# spatial-kfold
[![License: GPL-3.0](https://img.shields.io/badge/License-GPL--3.0-blue.svg)](https://www.gnu.org/licenses/gpl-3.0)
[![pypi](https://img.shields.io/pypi/v/spatial-kfold.svg)](https://pypi.org/project/spatial-kfold/)
[![Downloads](https://static.pepy.tech/badge/spatial-kfold)](https://pepy.tech/project/spatial-kfold)
spatial-kfold: A Python Package for Spatial Resampling Toward More Reliable Cross-Validation in Spatial Studies.
spatial-kfold is a python library for performing spatial resampling to ensure more robust cross-validation in spatial studies. It offers spatial clustering and block resampling technique with user-friendly parameters to customize the resampling. It enables users to conduct a "Leave Region Out" cross-validation, which can be useful for evaluating the model's generalization to new locations as well as improving the reliability of [feature selection](https://doi.org/10.1016/j.ecolmodel.2019.108815) and [hyperparameter tuning](https://doi.org/10.1016/j.ecolmodel.2019.06.002) in spatial studies.
spatial-kfold can be integrated easily with scikit-learn's [LeaveOneGroupOut](https://scikit-learn.org/stable/modules/generated/sklearn.model_selection.LeaveOneGroupOut.html) cross-validation technique.

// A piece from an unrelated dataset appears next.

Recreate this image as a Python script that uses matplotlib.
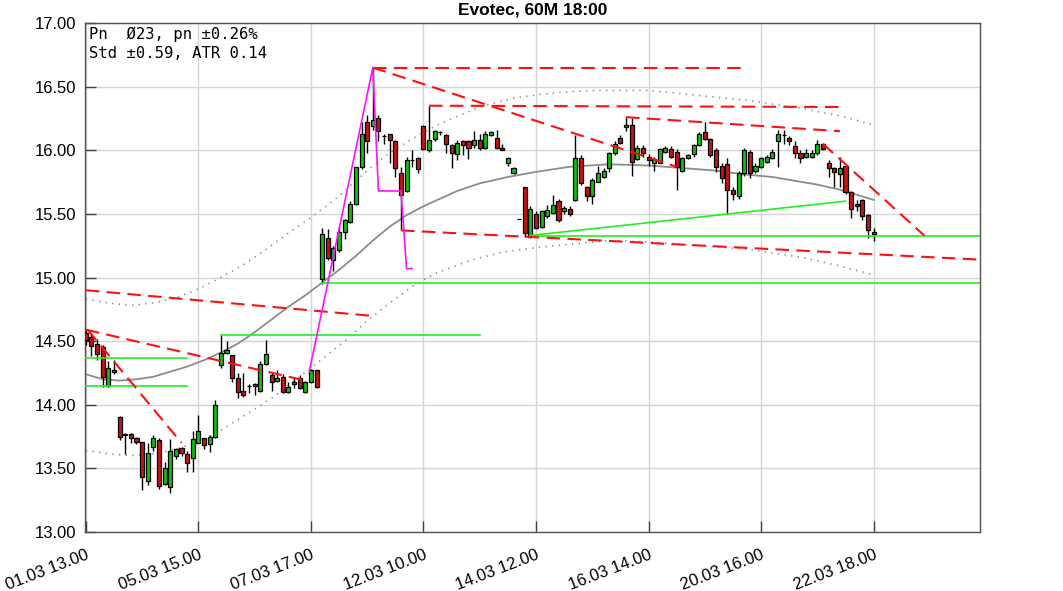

This integration enables you to further leverage the resampled spatial data for performing feature selection and hyperparameter tuning.
# Main Features
spatial-kfold allow conducting "Leave Region Out" using two spatial resampling techniques:
* 1. Spatial clustering with KMeans or BisectingKMeans
* 2. Spatial blocks
* Random blocks
* Continuous blocks
* tb-lr : top-bottom, left-right
* bt-rl : bottom-top, right-left
# Installation
spatial-kfold can be installed from [PyPI](https://pypi.org/project/spatial-kfold/)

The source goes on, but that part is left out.